We tend to think of our history as though it taught us only to distrust and fear others, but that is far from the case. Between the struggles there were long periods of friendship and comraderie with other religious groups. One such moment came in the late fifteenth century. We were kicked out of Spain by the Christians, and many Jews made their way into Muslim controlled lands. A significant contingent of Spanish Jews landed in Turkey and were welcomed by the local community. The people we are conditioned today to see as potential enemies were then the face of our new home. On May 10th, East of the River Ensemble will perform for us songs from that time in our history, when those Spanish Jews learnt Ottoman melodies and created a new form of Jewish music.

The play Here There Are Blueberries, which we will watch on May 16, takes the challenge of the face to the extreme: can we see the face of our murderers, and what does that do to us? This important piece by Tectonic Theatre Company follows the brave work of Holocaust Museum researchers who found photos of Nazi officers on break from Auschwitz. After the performance we will speak with Amanda Gronich, co-writer of the lauded play, and Jonathan Raviv, one of the leading actors. Together we will explore both the gravitational force of the enemy’s face, and the danger that comes with succumbing to its charms.

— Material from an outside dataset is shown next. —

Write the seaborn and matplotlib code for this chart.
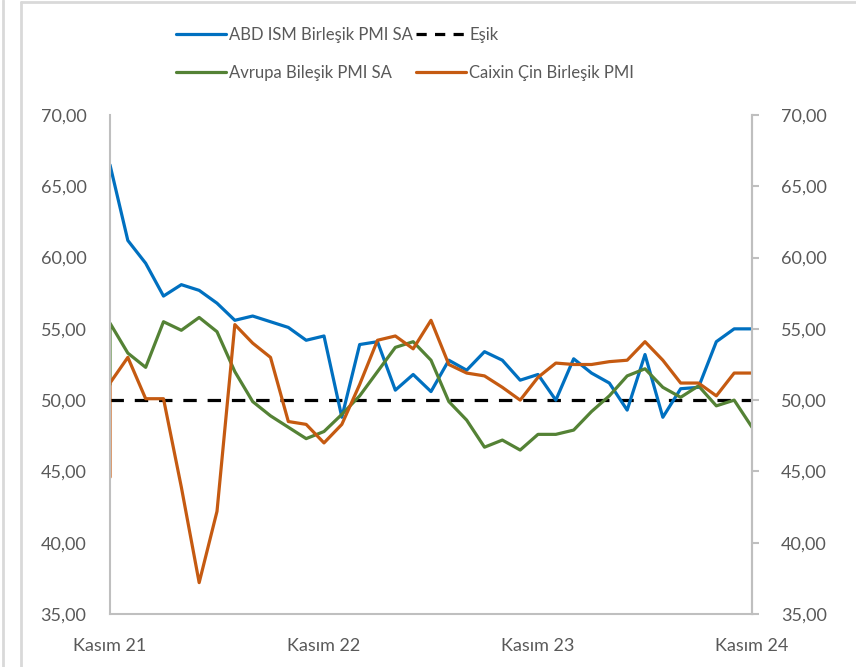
import matplotlib
matplotlib.use("Agg")
import matplotlib.pyplot as plt
import matplotlib.lines as mlines
import seaborn as sns
import pandas as pd
import numpy as np

# ---- data ----
# first entry duplicated month (reference shows a vertical jump at the left edge)
months = ["2021-11"] + [str(p) for p in pd.period_range("2021-11", "2024-11", freq="M")]

abd_ism = [66.5, 66.5, 61.2, 59.6, 57.3, 58.1, 57.7, 56.8, 55.6, 55.9, 55.5, 55.1, 54.2,
           54.5, 48.8, 53.9, 54.1, 50.7, 51.8, 50.6, 52.8, 52.1, 53.4, 52.8, 51.4,
           51.8, 50.0, 52.9, 51.9, 51.2, 49.3, 53.2, 48.8, 50.8, 50.9, 54.1, 55.0, 55.0]
avrupa = [51.1, 55.4, 53.3, 52.3, 55.5, 54.9, 55.8, 54.8, 52.0, 49.9, 48.9, 48.1, 47.3,
          47.8, 49.0, 50.3, 52.0, 53.7, 54.1, 52.8, 49.9, 48.6, 46.7, 47.2, 46.5,
          47.6, 47.6, 47.9, 49.2, 50.3, 51.7, 52.2, 50.9, 50.2, 51.0, 49.6, 50.0, 48.1]
caixin = [44.6, 51.2, 53.0, 50.1, 50.1, 43.9, 37.2, 42.2, 55.3, 54.0, 53.0, 48.5, 48.3,
          47.0, 48.3, 51.1, 54.2, 54.5, 53.6, 55.6, 52.5, 51.9, 51.7, 50.9, 50.0,
          51.6, 52.6, 52.5, 52.5, 52.7, 52.8, 54.1, 52.8, 51.2, 51.2, 50.3, 51.9, 51.9]
esik = 50.0

series_names = ["ABD ISM Birleşik PMI SA", "Avrupa Bileşik PMI SA", "Caixin Çin Birleşik PMI"]
esik_name = "Eşik"
tick_months = ["2021-11", "2022-11", "2023-11", "2024-11"]
tick_labels = ["Kasım 21", "Kasım 22", "Kasım 23", "Kasım 24"]
y_ticks = [35, 40, 45, 50, 55, 60, 65, 70]

colors = {series_names[0]: "#0070C0", series_names[1]: "#548235", series_names[2]: "#C55A11"}

# ---- prep ----
def month_index(m):
    p = pd.Period(m, freq="M")
    base = pd.Period(months[0], freq="M")
    return (p.year - base.year) * 12 + (p.month - base.month)

x_idx = [month_index(m) for m in months]
df = pd.DataFrame({
    "x": x_idx * 3,
    "value": abd_ism + avrupa + caixin,
    "series": [series_names[0]] * len(months) + [series_names[1]] * len(months) + [series_names[2]] * len(months),
})

sns.set_theme(style="white")
plt.rcParams["font.family"] = ["Lato", "DejaVu Sans"]

W, H = 856, 667
fig = plt.figure(figsize=(W / 100, H / 100), dpi=100)
ax = fig.add_axes([110 / W, 1 - 614 / H, (752 - 110) / W, (614 - 115) / H])

sns.lineplot(data=df, x="x", y="value", hue="series", palette=colors,
             estimator=None, sort=False, linewidth=2.3, ax=ax, legend=False)
ax.axhline(esik, color="black", linestyle=(0, (4.2, 3.4)), linewidth=2.3, zorder=1)

xmin = month_index(tick_months[0])
xmax = month_index(tick_months[-1])
ax.set_xlim(xmin, xmax)
ax.set_ylim(y_ticks[0], y_ticks[-1])
ax.set_xticks([month_index(m) for m in tick_months])
ax.set_xticklabels(tick_labels)
ax.set_yticks(y_ticks)
fmt = lambda v: f"{v:.2f}".replace(".", ",")
ax.set_yticklabels([fmt(v) for v in y_ticks])
ax.set_xlabel("")
ax.set_ylabel("")

spine_c = "#bfbfbf"
for s in ["left", "bottom", "right"]:
    ax.spines[s].set_visible(True)
    ax.spines[s].set_color(spine_c)
    ax.spines[s].set_linewidth(1.5)
ax.spines["top"].set_visible(False)

lab_c = "#595959"
ax.tick_params(axis="x", length=0, pad=17, labelsize=13, labelcolor=lab_c)
ax.tick_params(axis="y", left=False, length=0, pad=17, labelsize=13, labelcolor=lab_c)

ax2 = ax.twinx()
ax2.set_ylim(ax.get_ylim())
ax2.set_yticks(y_ticks)
ax2.set_yticklabels([fmt(v) for v in y_ticks])
ax2.tick_params(axis="y", right=True, length=5, width=1.5, color=spine_c, direction="out",
                pad=16, labelsize=13, labelcolor=lab_c)
for s in ["left", "bottom", "top"]:
    ax2.spines[s].set_visible(False)
ax2.spines["right"].set_color(spine_c)
ax2.spines["right"].set_linewidth(1.5)
ax2.grid(False)
ax.grid(False)

# legend
h = [mlines.Line2D([], [], color=colors[series_names[0]], lw=2.3),
     mlines.Line2D([], [], color=colors[series_names[1]], lw=2.3),
     mlines.Line2D([], [], color="black", lw=2.3, linestyle=(0, (3.2, 2.6))),
     mlines.Line2D([], [], color=colors[series_names[2]], lw=2.3)]
labels = [series_names[0], series_names[1], esik_name, series_names[2]]
fig.legend(h, labels, ncol=2, loc="upper left", bbox_to_anchor=(176 / W, 1 - 27 / H),
           frameon=False, fontsize=12, handlelength=3.0, handletextpad=0.2,
           columnspacing=0.15, labelspacing=1.3, borderpad=0, borderaxespad=0,
           labelcolor=lab_c)

# outer chart borders
bc = "#d9d9d9"
fig.add_artist(mlines.Line2D([3 / W, 3 / W], [0, 1], color=bc, lw=2))
fig.add_artist(mlines.Line2D([21 / W, 21 / W], [0, 1 - 2 / H], color=bc, lw=2))
fig.add_artist(mlines.Line2D([21 / W, 1], [1 - 2 / H, 1 - 2 / H], color=bc, lw=2))

fig.savefig("out.png", dpi=100)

I hope that when we arrive at our closing event on May 18, which leads us back to the forest in second century Palestine to join the ten mystics, we will be equipped to see not only the face of our enemy but even the face of the divine. With text from the Zohar made into art by the talented artists from Laba, that task should become approachable.

את פניך יהיה אבקש
Sang the psalmist, “it’s your face, YHVH that I seek.” Where else might we seek the face of god other than in the faces of our fellow human beings?